Mereka bisa menawarkan dukungan kepada suku-suku yang memberontak terhadap SDF, dengan harapan bisa melemahkan posisi SDF dan mengembalikan kendali pemerintah atas wilayah tersebut. Ini akan menambah lapisan kerumitan pada konflik yang sudah ada.

Sementara itu, Turki, yang menganggap SDF sebagai ancaman keamanan nasional, kemungkinan besar akan memberikan dukungan moral dan bahkan logistik kepada suku-suku yang memberontak.

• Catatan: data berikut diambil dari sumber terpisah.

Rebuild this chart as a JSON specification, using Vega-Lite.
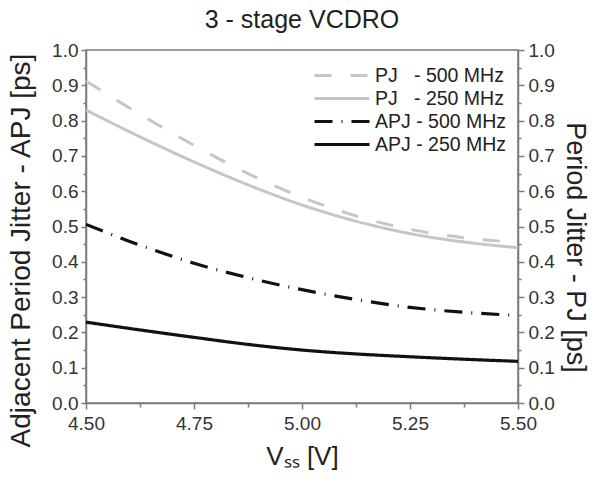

Turki akan memandang mobilisasi ini sebagai kesempatan emas untuk menekan SDF yang condong ke Israel dan mengamankan perbatasannya.

Wawancara dengan Sheikh Mudher Hammad al-Asaad, kepala Dewan Tertinggi Klan Suriah, menunjukkan bahwa mereka mengklaim SDF mencoba memecah belah Suriah. Al-Asaad menyatakan bahwa tujuan mobilisasi bukan untuk perang, tetapi untuk memulihkan keamanan dan membebaskan rakyat dari kesengsaraan.

Namun, dengan situasi yang semakin memanas, sulit untuk meyakini bahwa bentrokan bersenjata dapat dihindari.

Kini, Suriah timur laut berada di ambang eskalasi konflik yang lebih besar. Deklarasi mobilisasi umum oleh para syekh suku telah membuka kotak Pandora yang berisi tuntutan politik, budaya, dan militer yang saling tumpang tindih. Konflik ini tidak hanya melibatkan SDF dan suku-suku Arab, tetapi juga potensi bentrokan antar suku sendiri dan intervensi dari kekuatan-kekuatan regional.

Masa depan wilayah ini sangat tidak pasti. Pilihan yang diambil oleh SDF dalam beberapa hari dan minggu mendatang akan menentukan apakah mobilisasi ini akan menjadi pemberontakan yang berhasil, atau malah memicu konflik yang lebih brutal dan memperluas kendali SDF atas wilayah tersebut. Pilihan ini akan memengaruhi kehidupan jutaan orang dan menentukan nasib persatuan Suriah.

Situasi saat ini menunjukkan bahwa meskipun perang saudara di Suriah telah berlangsung lama, akar-akar ketidakstabilan masih sangat dalam.

Masalah hak ulayat, otonomi, dan representasi politik yang adil terus menjadi pemicu konflik yang siap meletus kapan saja. Mobilisasi suku ini hanyalah manifestasi terbaru dari ketidakpuasan yang mendalam, yang berpotensi menyeret wilayah tersebut ke dalam pusaran kekerasan yang baru.